I struggle even to remember, in a tangible physical sense, my daughter as a baby. I have photos and films I've made, but even those are somehow fleeting and transient, as the moments themselves. It reminds me of a couple of years ago sitting in an airline lounge - my husband and I each with a child on our laps either reading to them or playing dollies. And another family with older children at the opposite table - every family member on a device of sorts - the iPad, the iPhone, the Nintendo - everyone absorbed in his or her activity and not really communicating. The mother and I looked at each other with what felt like a mutual thought: 'That looks like bliss'.

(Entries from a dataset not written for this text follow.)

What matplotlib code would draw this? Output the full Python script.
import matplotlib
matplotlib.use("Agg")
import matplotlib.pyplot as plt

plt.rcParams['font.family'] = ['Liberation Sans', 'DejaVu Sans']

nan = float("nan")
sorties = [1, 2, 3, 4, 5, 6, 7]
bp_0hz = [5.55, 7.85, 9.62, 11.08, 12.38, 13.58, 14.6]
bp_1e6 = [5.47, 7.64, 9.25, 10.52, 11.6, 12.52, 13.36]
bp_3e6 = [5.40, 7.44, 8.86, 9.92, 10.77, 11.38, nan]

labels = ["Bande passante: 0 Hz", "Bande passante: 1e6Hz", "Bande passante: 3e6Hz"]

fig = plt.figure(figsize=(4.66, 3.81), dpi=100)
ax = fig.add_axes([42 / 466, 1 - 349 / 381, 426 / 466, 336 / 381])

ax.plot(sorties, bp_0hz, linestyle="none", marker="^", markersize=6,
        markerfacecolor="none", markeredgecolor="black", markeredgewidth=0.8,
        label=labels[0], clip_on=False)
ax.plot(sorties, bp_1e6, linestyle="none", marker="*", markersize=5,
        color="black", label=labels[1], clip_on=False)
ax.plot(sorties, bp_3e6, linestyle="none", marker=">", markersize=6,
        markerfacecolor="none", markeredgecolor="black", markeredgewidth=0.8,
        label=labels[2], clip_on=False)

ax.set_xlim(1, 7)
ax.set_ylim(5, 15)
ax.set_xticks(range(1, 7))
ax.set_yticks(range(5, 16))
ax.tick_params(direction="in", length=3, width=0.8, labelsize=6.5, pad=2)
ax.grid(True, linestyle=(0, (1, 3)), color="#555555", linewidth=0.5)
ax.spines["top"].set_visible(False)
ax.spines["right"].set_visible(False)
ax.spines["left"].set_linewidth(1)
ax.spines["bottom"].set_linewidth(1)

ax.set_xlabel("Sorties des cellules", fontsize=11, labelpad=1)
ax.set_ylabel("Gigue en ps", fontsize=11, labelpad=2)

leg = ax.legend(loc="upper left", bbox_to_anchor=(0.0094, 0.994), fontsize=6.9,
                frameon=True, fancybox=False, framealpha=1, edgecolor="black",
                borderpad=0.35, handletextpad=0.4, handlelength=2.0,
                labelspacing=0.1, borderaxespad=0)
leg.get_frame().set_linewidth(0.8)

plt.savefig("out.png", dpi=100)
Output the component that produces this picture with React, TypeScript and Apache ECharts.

I hear the thoughts of the mothers and fathers reading this who say, 'Yes, that's all very well and fine, but we still need the time outside of our children to do things; work, run a house, study, have an uninterrupted thought etc' and I agree. My son will start nursery come September - three hours in the morning. And you bet your bottom dollar I will be having a coffee with my friends on ocassion, one I will get to finish without raisins being dropped in it, and without having to stop my son from struggling out of his high chair in an attempt to run wild. I will start sorting through my cluttered house. I will start getting my book together and start sourcing potential publishing houses (and anticipate the inevitable rejection letters). I will call friends I have long since deserted. I will reply to emails. I might even sneak in the occasional cookery class. Oh yes, and I will probably get on with work I have promised people and failed to deliver, months, years ago.
And in and amongst all of this I am also going to try and find a moment to just, you know, breathe. I think that might be interesting.